As a (relatively) young and fast-growing tech company, we know all too well how important it is to keep up with the rapid evolution of technology. The industry inevitably has a reputation for forward-thinking innovation that continues to push the limits. And, that approach is something we’re determined to embed into the fabric of the Bynder identity. If we as an organization aren’t open to embracing new technologies—despite the obvious risks—then it’s only a matter of time before we’re left scratching our heads, wondering how we became the Blockbuster of the SaaS world. Yet an effective digital transformation strategy isn’t just about adopting the shiniest new tech tools and expecting them to work miracles. It’s also about making sure you have the right working culture in place to really reap the rewards.
Well, in simple terms, it's the changes brought about by the application of new digital technologies in the workplace. As a concept, it's something pretty much all modern industries have to face, which can be a daunting prospect for many companies. It inevitably implies the adoption of unknown technologies, the (often misguided) dread of automating jobs, and a shake-up of everyday workflows that can take people out of their comfort zone. And the stats back this up: research carried out by Microsoft revealed that 61% of employees admit to feeling some sense of anxiety when new technology or a new way of working is introduced into the workplace, and 59% feel that automation threatens their personal job security.
These figures should be a real eye-opener for modern business leaders, as it demonstrates exactly why organizations can’t afford to be passive when creating a strategy for digitizing their companies and staying ahead of the curve. But this complacency is all too common: less than half (44%) of IT decision makers from a recent study of 300 are confident in their organization’s vision for implementing a digital transformation strategy successfully. This lack of confidence often stems from many businesses mistakenly seeing digital transformation strictly as an IT-initiative. For organizations to really prepare for the latest and greatest new tech, it has to be a company-wide initiative that needs everyone—not just the guys and girls in IT—to embrace one clear vision for where the company is now, and how it can proactively prepare for the future.

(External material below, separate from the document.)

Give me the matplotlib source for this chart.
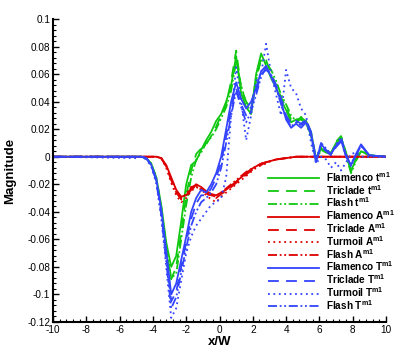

Well for us, our designated R&D Club is one way we try to promote this mindset throughout the company. The forum-styled format acts as a breeding ground for creativity, new ideas, and experimentation. Consisting of ‘squads’ of employees that come from different departments, it helps information-sharing flow more freely without the constraints of departmental barriers—and ultimately—establish a more cohesive company identity.
The ‘ragtag’ nature of the squads then allow for many different voices to share their views on upcoming changes, how they aim to tackle them, and assess how new technologies fit into the overall goals of the business. That way, we’re regularly exploring new avenues, kickstarting innovation from the bottom up, and, ideally, preventing stagnation—a death-knell for any modern tech company.
At face value, the R&D Club may seem like a casual exchange of ideas between employees, but it has a tangible influence on establishing a clear strategy for implementing new workflows and tools—which the squad members then circulate to their own departments. And for us Byndies, it has been a huge success in creating a unified vision about where the company is heading in a transparent way:
As a Growth Hacker at Bynder, I’m constantly looking for new and innovative ways to help make sure Bynder is one step ahead of the competition. The bi-weekly R&D Forum has proved a great source of inspiration for new ways of working, while also gauging the impact of new changes from the perspective of many different people. The casual and open nature of the R&D Club makes me feel a lot more connected to the company and my colleagues.—Ariel Long, Growth Hacker
As world-renowned psychologist Carol Dweck puts it, digital transformation really reaps rewards when the whole organization approaches new challenges as “a shared struggle where mistakes are inevitable, and your team members and company have got your back.”
This attitude is crucial in unlocking new ideas and cutting out the fear of digital disruption that is all too common in the modern workplace. With technology evolving at an ever increasing rate, organizations need to create a company culture that doesn’t wait for change, but looks for change. Otherwise, your customers soon will.